Director: Sunil Darshan

Cast: Natasha Fernandez, Upen Patel, Shiv Darshan
Quick take: Slick visuals, jaded story

Rating: 1.5 stars
Reincarnation dramas used to be the fad in the ‘60s and ‘70s. But director Sunil Darshan revisits that nostalgic trend for his son Shiv Darshan updating the film to contemporary visuals and a European setting. Lovers from past lives are reborn and then they take about 2 hours to get a handle on things and figure out what went wrong in pichla janam. That's exactly how things pan out in Ek Haseena Thi Ek Deewana Tha (EHTEDT). There is a feeble attempt to mock rebirth and romance across multiple lives, but all of that comes undone when the climax goes all mumbo jumbo. The first half of the film does manage to build some interest, but the final 20 minutes come crashing down like an old theatre on fire.

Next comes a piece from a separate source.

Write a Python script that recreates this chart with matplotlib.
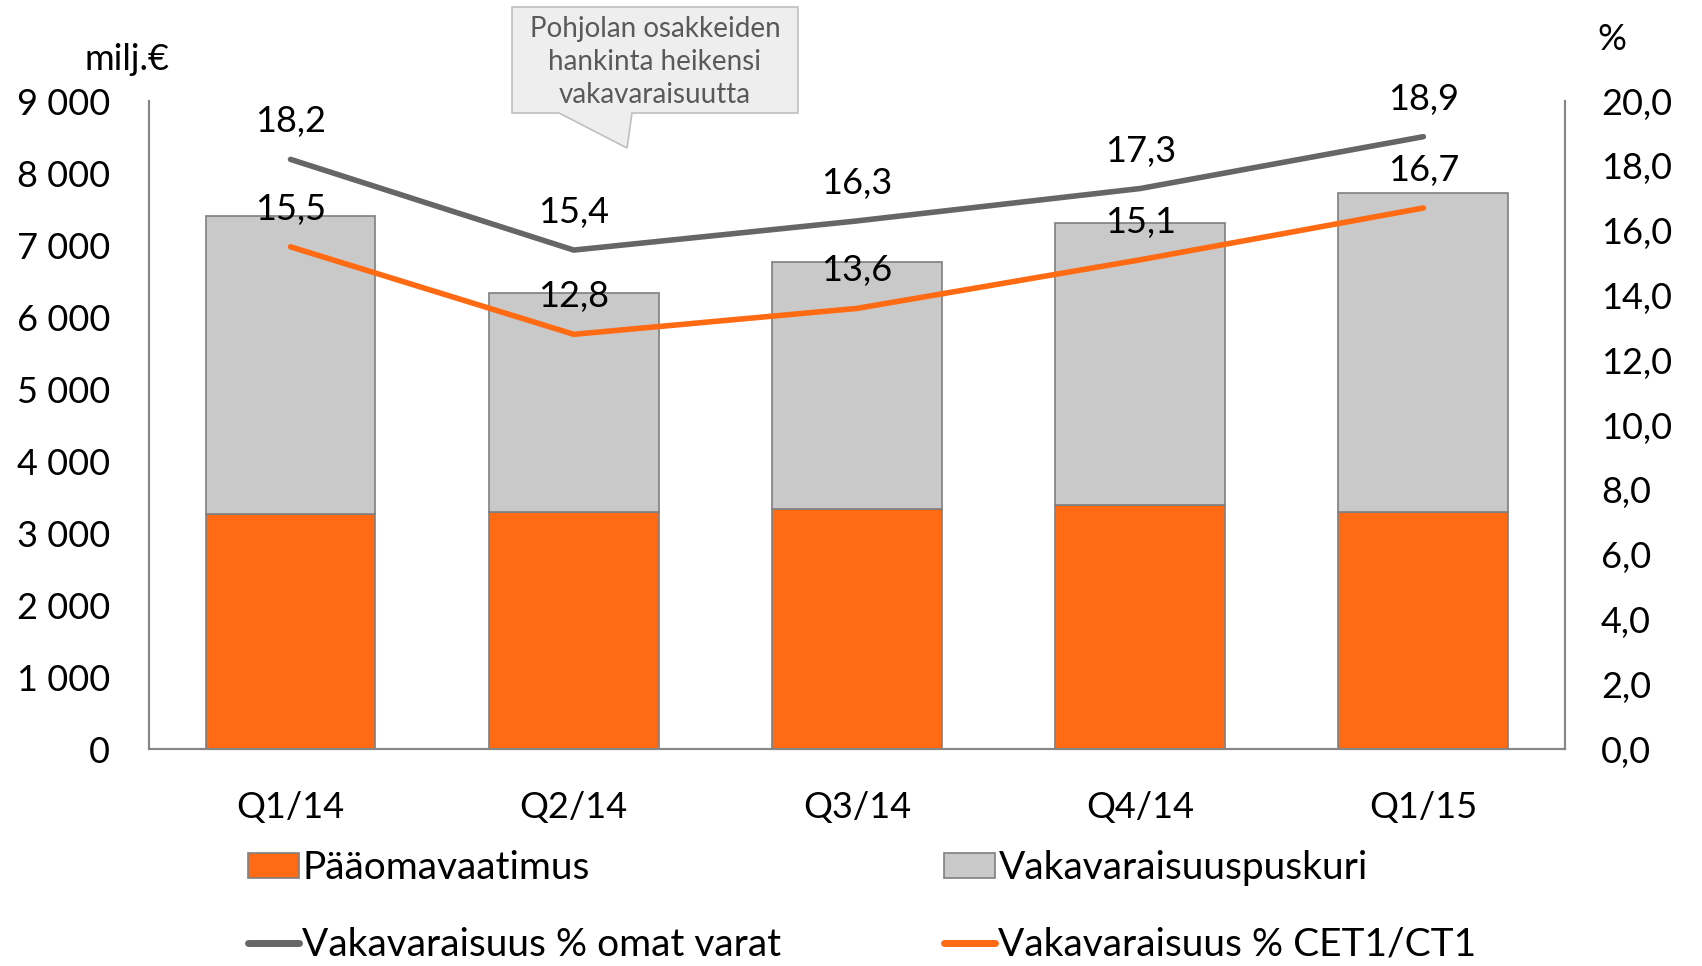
import matplotlib.pyplot as plt
from matplotlib.patches import Patch, Polygon
from matplotlib.lines import Line2D
import numpy as np

plt.rcParams['font.family'] = ['Lato', 'DejaVu Sans']

# data
kvartaalit = ['Q1/14', 'Q2/14', 'Q3/14', 'Q4/14', 'Q1/15']
paaomavaatimus = [3260, 3290, 3330, 3390, 3290]
puskuri = [4140, 3040, 3440, 3910, 4430]
omat_varat = [18.2, 15.4, 16.3, 17.3, 18.9]
cet1 = [15.5, 12.8, 13.6, 15.1, 16.7]

oranssi = '#FF6A13'
harmaa = '#C9C9C9'
tumma = '#666666'
fs = 26

fig = plt.figure(figsize=(17.02, 9.66), dpi=100)
ax = fig.add_axes([0.0875, 0.2246, 0.832, 0.6708])
ax2 = ax.twinx()

x = np.arange(len(kvartaalit))
ax.bar(x, paaomavaatimus, 0.6, color=oranssi, edgecolor='#7F7F7F', linewidth=1.2, zorder=2)
ax.bar(x, puskuri, 0.6, bottom=paaomavaatimus, color=harmaa, edgecolor='#7F7F7F',
       linewidth=1.2, zorder=2)

ax.set_ylim(0, 9000)
ax.set_xlim(-0.5, len(kvartaalit) - 0.5)
ax.set_yticks(np.arange(0, 9001, 1000))
ax.set_yticklabels([f'{v:,}'.replace(',', ' ') for v in range(0, 9001, 1000)])
ax.set_xticks(x)
ax.set_xticklabels(kvartaalit)

ax2.plot(x, omat_varat, color=tumma, lw=4, solid_capstyle='round', zorder=3)
ax2.plot(x, cet1, color=oranssi, lw=4, solid_capstyle='round', zorder=3)
ax2.set_ylim(0, 20)
ax2.set_yticks(np.arange(0, 20.1, 2))
ax2.set_yticklabels([f'{v:.1f}'.replace('.', ',') for v in np.arange(0, 20.1, 2)])

for sarja in (omat_varat, cet1):
    for xi, v in zip(x, sarja):
        ax2.annotate(f'{v:.1f}'.replace('.', ','), (xi, v), xytext=(0, 27),
                     textcoords='offset points', ha='center', va='center', fontsize=fs)

for a in (ax, ax2):
    for s in a.spines.values():
        s.set_color('#868686')
        s.set_linewidth(1.5)
    a.spines['top'].set_visible(False)
    a.tick_params(length=0, labelsize=fs)
ax.tick_params(axis='y', pad=28)
ax.tick_params(axis='x', pad=30)
ax2.tick_params(axis='y', pad=26)
ax.set_zorder(ax2.get_zorder() - 1)
ax2.patch.set_visible(False)
ax.patch.set_visible(False)

W, H = 1702, 966
fig.text(127 / W, 1 - 60 / H, 'milj.€', ha='center', va='center', fontsize=fs)
fig.text(1612 / W, 1 - 40 / H, '%', ha='center', va='center', fontsize=fs)

# puhekupla
pts = [(512, 7), (798, 7), (798, 113), (632, 113), (627, 148), (559, 113), (512, 113)]
poly = Polygon([(px / W, 1 - py / H) for px, py in pts], closed=True,
               transform=fig.transFigure, facecolor='#EEEEEE', edgecolor='#BFBFBF', lw=1.2)
fig.add_artist(poly)
fig.text(655 / W, 1 - 62 / H, 'Pohjolan osakkeiden\nhankinta heikensi\nvakavaraisuutta',
         ha='center', va='center', fontsize=20, color='#595959', linespacing=1.35)

vasen = [Patch(facecolor=oranssi, edgecolor='#7F7F7F', lw=1.2),
         Line2D([], [], color=tumma, lw=5, solid_capstyle='round')]
oikea = [Patch(facecolor=harmaa, edgecolor='#7F7F7F', lw=1.2),
         Line2D([], [], color=oranssi, lw=5, solid_capstyle='round')]
lfs = 28
fig.legend(vasen, ['Pääomavaatimus', 'Vakavaraisuus % omat varat'],
           loc='upper left', bbox_to_anchor=(248 / W, 1 - 850 / H),
           frameon=False, fontsize=lfs, handlelength=1.3, handleheight=0.6, handletextpad=0.1,
           labelspacing=1.05, borderaxespad=0, borderpad=0)
fig.legend(oikea, ['Vakavaraisuuspuskuri', 'Vakavaraisuus % CET1/CT1'],
           loc='upper left', bbox_to_anchor=(944 / W, 1 - 850 / H),
           frameon=False, fontsize=lfs, handlelength=1.3, handleheight=0.6, handletextpad=0.1,
           labelspacing=1.05, borderaxespad=0, borderpad=0)

plt.savefig('out.png', dpi=100)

The story starts off as a young couple Natasha (Natasha Fernandez) and Sunny (Upen Patel) drive in a fancy convertible car heading to an exotic European estate. Its supposed to be an old family estate of Natasha's, the place also has an attached legend of a tragic romance between Natasha's grandmother Asha and her stable boy lover Dev (Shiv Darshan). Once Natasha reaches the eerie estate, Dev mysteriously appears onto the scene kick starting the love triangle, the reincarnation saga and a murder mystery. It’s a throwback of sorts to films like Woh Kaun Thi (1967) and Bees Saal Baad (1962). While that may sound promising, it becomes hard to invest faith and emotion in a film where the first sight of the hero is him swinging from a vine to rescue the heroine drowning in a lake. Where that vine is hanging from does not matter. Also since it is 2017, the premise of the hero being a purported ghost and then having a seductive tryst with the mortal heroine does seem a bit too far fetched. In the end, there's some good old fashioned magic too. God sends an ultraviolet beam that sorts everything out.
The leads Shiv Darshan and Natasha Fernandez are good-looking and actors with an urban appeal. To see them pout chaste Urdu romantic dialogue and hark on about poetic love seems like a space-time continuum anomaly. But that's the level of mish mash that EHTEDT serves up with aplomb. There’s one romantic song with decent music and chemistry almost every 15 minutes. That's not so bad, but all the goodness of this slick looking film dies the moment it resorts to the regular tropes of reincarnation formula. Its like watching a 2017 film that was written in 3 days in 1960.
EHTEDT had a nice thing going when Upen Patel's and Natasha's characters mock the whole reincarnation theme. To have the narrative smartly veer from the janam janamo ka saath to a murder mystery would have been a nice touch. Alas, the film only alludes to that thought. In the end, it plays out like a B-movie with big ticket production values. A complete let down for sure.